WASHINGTON — As the Pentagon moves forward with new hypersonic missile tracking satellites, officials need to prioritize providing 24/7 coverage of the Indo-Pacific region as soon as possible, according to a study released today by the Center for Strategic and International Studies (CSIS).
The study further cautions the Defense Department to keep a keen eye on ensuring that new missile warning/tracking sensors can provide fire-control quality data (meaning data good enough to use to target and knock a hypersonic missile out of the sky) — especially for the Missile Defense Agency’s Glide Phase Interceptor that is still in development.
Called “Getting on Track: Space and Airborne Sensors for Hypersonic Missile Defense” and authored by CSIS Fellow Masao Dahlgren, the study is designed to help policy-makers understand the tradeoffs that need to be weighed as technical and schedule decisions about missile warning/tracking sensor networks are being made.
The report, which provides in-depth models of different architecture options, “elaborates these tradeoffs, identifies principles to inform future architectures, and highlights temptations to avoid,” CSIS says in its introduction.
Dahlgren told Breaking Defense in an interview that the report identifies three major requirements for sensors as part of a an effective anti-hypersonic defense network: a diverse architecture, with satellites in multiple orbits and consideration given to new airborne sensors; fire-control capability matched to interceptors across the services; and the rapid ramping up of “persistent” coverage of the Pacific theater to keep eyes on China’s evolving missile capabilities.
“We’re not going to prescribe any architectures, but we identify places that require more attention,” he said.
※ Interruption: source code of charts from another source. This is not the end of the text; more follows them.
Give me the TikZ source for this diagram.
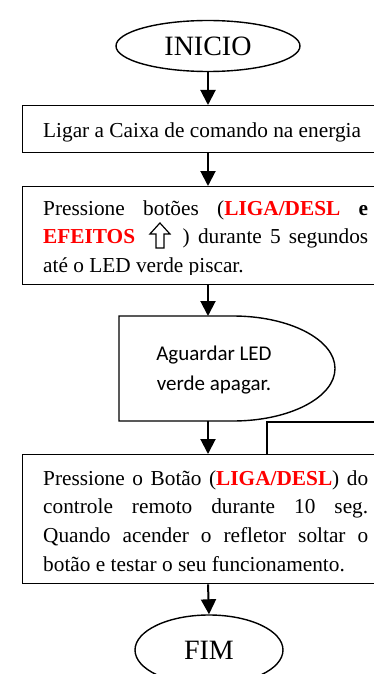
\documentclass[tikz,border=0pt]{standalone}
\usepackage{fontspec}
\setmainfont{Liberation Serif}
\newfontfamily\calibrifont{Carlito}
\usetikzlibrary{arrows.meta,shapes.geometric}
\newcommand{\upwhitearrow}{\tikz[x=1pt,y=1pt,baseline=0pt,line width=1.2pt,line join=miter]{\draw (6,-4) -- (6,10) -- (0,10) -- (10,21) -- (20,10) -- (14,10) -- (14,-4) -- cycle;}}
\begin{document}
\begin{tikzpicture}[x=1pt,y=-1pt,
  box/.style={draw,line width=1.4pt,rectangle,anchor=north west,inner sep=0pt,minimum width=367pt},
  txt/.style={anchor=north west,inner sep=0pt,text width=325pt,align=justify,font=\fontsize{21.3}{28.6}\selectfont},
  term/.style={draw,ellipse,line width=1.4pt,inner sep=0pt,font=\fontsize{28}{30}\selectfont},
  arr/.style={line width=2pt,-{Triangle[length=15pt,width=15pt]}},
  link/.style={line width=1.4pt}]
\useasboundingbox (0,0) rectangle (374,674);
\clip (0,0) rectangle (374,674);
% terminals
\node[term,minimum width=184pt,minimum height=51pt] (ini) at (208,46) {INICIO};
\node[term,minimum width=148pt,minimum height=70pt] (fim) at (209,650) {FIM};
% box 1
\node[box,minimum height=47pt] (b1) at (22,105) {};
\node[anchor=base west,inner sep=0pt,font=\fontsize{21.3}{28.6}\selectfont] (t1) at (43,137) {Ligar a Caixa de comando na energia};
% box 2
\node[box,minimum height=98pt] (b2) at (22,186) {};
\begin{scope}
\clip (22,186) rectangle (389,274.5);
\node[txt] (t2) at (43,200.4) {\noindent Pressione botões (\textcolor{red}{\textbf{LIGA/DESL}} \textbf{e}\linebreak \textcolor{red}{\textbf{EFEITOS}}\hspace{6pt} \upwhitearrow\hspace{4pt} ) durante 5 segundos\linebreak até o LED verde piscar.};
\end{scope}
% delay
\coordinate (dtop) at (208,316);
\coordinate (dbot) at (208,421);
\draw[link] (119,316) -- (233,316) arc[start angle=-90,end angle=90,x radius=102,y radius=52.5] -- (119,421) -- cycle;
\node[anchor=north,inner sep=0pt,align=center,font=\calibrifont\fontsize{21}{29.5}\selectfont] (wait) at (214,346) {Aguardar LED\\verde apagar.};
% box 3
\node[box,minimum height=129pt] (b3) at (22,454) {};
\node[txt] (t3) at (43,470.4) {\noindent Pressione o Botão (\textcolor{red}{\textbf{LIGA/DESL}}) do\linebreak controle remoto durante 10 seg.\linebreak Quando acender o refletor soltar o\linebreak botão e testar o seu funcionamento.};
% feedback line
\coordinate (fbtop) at (267,422);
\coordinate (fbend) at (380,422);
\draw[link] (b3.north -| fbtop) -- (fbtop) -- (fbend);
% arrows
\draw[arr] (ini.south) -- (b1.north -| ini.south);
\draw[arr] (b1.south -| ini.south) -- (b2.north -| ini.south);
\draw[arr] (b2.south -| ini.south) -- (dtop);
\draw[arr] (dbot) -- (b3.north -| dbot);
\draw[arr] (b3.south -| dbot) -- (fim.north);
\end{tikzpicture}
\end{document}
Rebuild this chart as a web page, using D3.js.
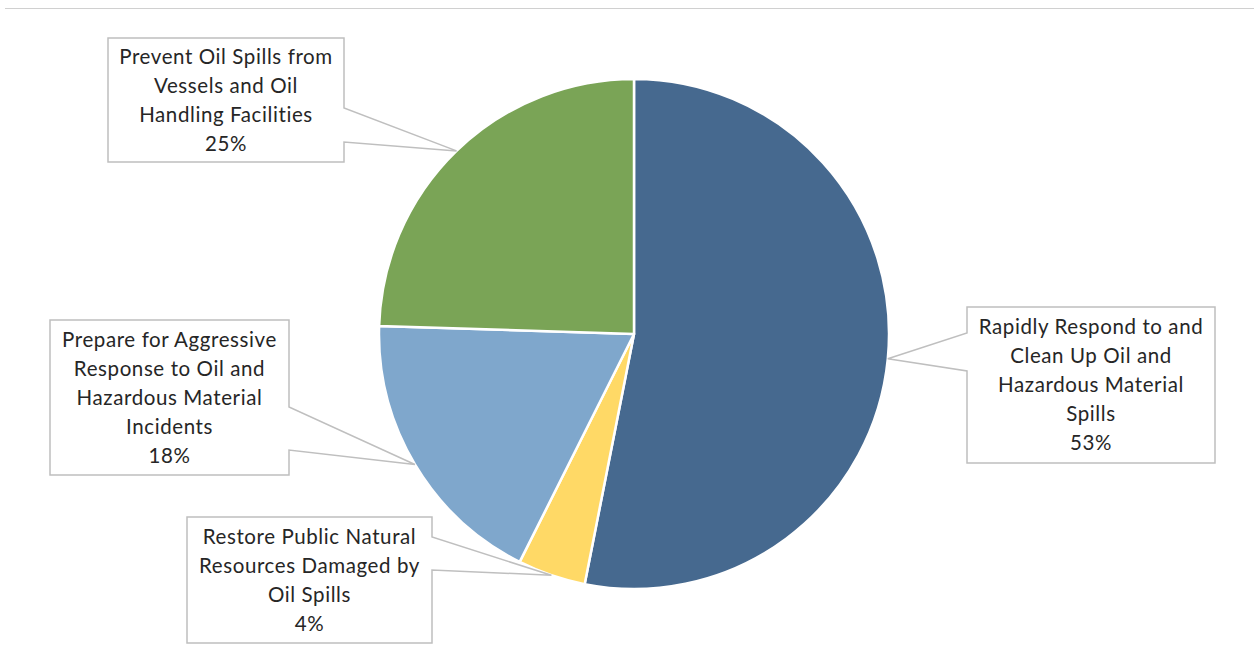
<!DOCTYPE html>
<html><head><meta charset="utf-8">
<script src="https://cdn.jsdelivr.net/npm/d3@7"></script>
<style>body{margin:0;background:#fff}svg{display:block}</style>
</head><body>
<svg id="c" width="1254" height="656"></svg>
<script>
const categories = [
  "Rapidly Respond to and Clean Up Oil and Hazardous Material Spills",
  "Restore Public Natural Resources Damaged by Oil Spills",
  "Prepare for Aggressive Response to Oil and Hazardous Material Incidents",
  "Prevent Oil Spills from Vessels and Oil Handling Facilities"
];
const values = [53.1, 4.3, 18.1, 24.5];
const percentLabels = ["53%", "4%", "18%", "25%"];
const labelLines = [
  ["Rapidly Respond to and", "Clean Up Oil and", "Hazardous Material", "Spills"],
  ["Restore Public Natural", "Resources Damaged by", "Oil Spills"],
  ["Prepare for Aggressive", "Response to Oil and", "Hazardous Material", "Incidents"],
  ["Prevent Oil Spills from", "Vessels and Oil", "Handling Facilities"]
];
const colors = ["#46698F", "#FFD966", "#7FA7CC", "#7AA456"];

// layout
const cx = 634, cy = 334, r = 255;
const boxes = [
  {x0: 967, y0: 307, x1: 1215, y1: 463, side: "left", g0: 333, g1: 371},
  {x0: 187, y0: 517, x1: 432, y1: 643, side: "right", g0: 537, g1: 570},
  {x0: 50, y0: 320, x1: 289, y1: 475, side: "right", g0: 407, g1: 450},
  {x0: 108, y0: 38, x1: 344, y1: 162, side: "right", g0: 108, g1: 142}
];

const svg = d3.select("#c");
svg.append("line").attr("x1", 5).attr("x2", 1254).attr("y1", 8.5).attr("y2", 8.5)
  .attr("stroke", "#d0d0d0").attr("stroke-width", 1);

const pie = d3.pie().sort(null).value(d => d);
const arcs = pie(values);
const arc = d3.arc().innerRadius(0).outerRadius(r);
const color = d3.scaleOrdinal().domain(d3.range(values.length)).range(colors);

const g = svg.append("g").attr("transform", `translate(${cx},${cy})`);
g.selectAll("path").data(arcs).join("path")
  .attr("d", arc)
  .attr("fill", (d, i) => color(i))
  .attr("stroke", "#fff").attr("stroke-width", 2.5).attr("stroke-linejoin", "round");

arcs.forEach((a, i) => {
  const b = boxes[i];
  const m = (a.startAngle + a.endAngle) / 2;
  const tx = cx + r * Math.sin(m), ty = cy - r * Math.cos(m);
  let p;
  if (b.side === "right") {
    p = `M${b.x0},${b.y0}H${b.x1}V${b.g0}L${tx},${ty}L${b.x1},${b.g1}V${b.y1}H${b.x0}Z`;
  } else {
    p = `M${b.x0},${b.y0}H${b.x1}V${b.y1}H${b.x0}V${b.g1}L${tx},${ty}L${b.x0},${b.g0}Z`;
  }
  svg.append("path").attr("d", p).attr("fill", "#fff")
    .attr("stroke", "#BFBFBF").attr("stroke-width", 1.5).attr("stroke-linejoin", "miter");

  const lines = labelLines[i].concat([percentLabels[i]]);
  const lh = 29;
  const midY = (b.y0 + b.y1) / 2;
  const startY = midY - (lines.length - 1) * lh / 2;
  const t = svg.append("text")
    .attr("text-anchor", "middle")
    .attr("font-family", "Lato, 'Open Sans', sans-serif")
    .attr("font-size", 20.5)
    .attr("letter-spacing", "0.6px")
    .attr("fill", "#262626");
  lines.forEach((s, k) => {
    t.append("tspan").attr("x", (b.x0 + b.x1) / 2).attr("y", startY + k * lh)
      .attr("dy", "0.35em").text(s);
  });
});
</script>
</body></html>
In particular, the study warns the Pentagon against focusing only on low Earth orbit (LEO) — where the Space Development Agency (SDA) is deploying its large constellation of Tracking Layer satellites — for hypersonic missile tracking.
“A pLEO [proliferated LEO] architecture provides resilience to certain kinds of counterspace threats but not others. Indeed, putting all one’s eggs in the LEO basket may incur risks: vulnerability to systemic threats that affect the entire orbital regime,” the study says.
As for airborne sensors, the study points out that the Missile Defense Agency (MDA) and the Air Force in the past have studied using radar, including those carried on the F-15 and F-35, and notes that this technology is “mature.” While not a feasible solution for every region nor as a sole option, the study says that “airborne sensors could serve an interim system, backfilling coverage while a space constellation is deployed. Additionally, airborne sensors might serve as an underlay for space sensors, increasing coverage density in these critical regions.”
Dahlgren said that the second critical issue is fire control. “There’s a healthy debate going on over how we will do fire control from space,” he said, referring to the differing approaches being taken by SDA with MDA.
SDA has been concentrating on wide-field-of-view sensors for the Tracking Layer under its FOO Fighter (“Fire-Control On Orbit-Support-To-The-War Fighter) project, whereas MDA since 2018 has been developing a medium-field-of-view missile defense fire control sensors under the Hypersonic and Ballistic Tracking Space Sensor (HBTSS) program.
A key question is “how do we how do we accelerate and scale some of the fire control concepts that we’ve been talking about?” he said.
The third piece is about scheduling, Dahlgren said. “The big component here is that you can have two orbital … constellation designs, but the ramp up in getting coverage might be drastically different. And so we need to be thinking about how we’re ramping up these architectures, how much we get halfway through the deployment process, how much persistent coverage we’re getting,” he said.
“The key word here is persistence,” Dahlgren stressed. “How do we get persistence over the regions we care about? That hasn’t been as explicitly put into prior work until now. This report puts into sharp relief.”
He emphasized that the critical region is INDOPACOM, noting that one answer to the problem is building a network that ensures at least two satellites are in “low inclinations” over the region at any one time.
All and all, according to the study, the broadest and most persistent satellite coverage would be guarantee by a “hybrid” architecture using LEO, MEO and highly elliptical (HEO) orbital planes.
“Hybrid constellations can combine their coverage hotspots to increase emphasis on critical regions. A LEO constellation with lower inclinations can provide dense coverage of the Indo-Pacific region, while a smaller constellation of MEO and HEO assets can provide an additional layer of resilience and selective emphasis on the poles,” the study finds.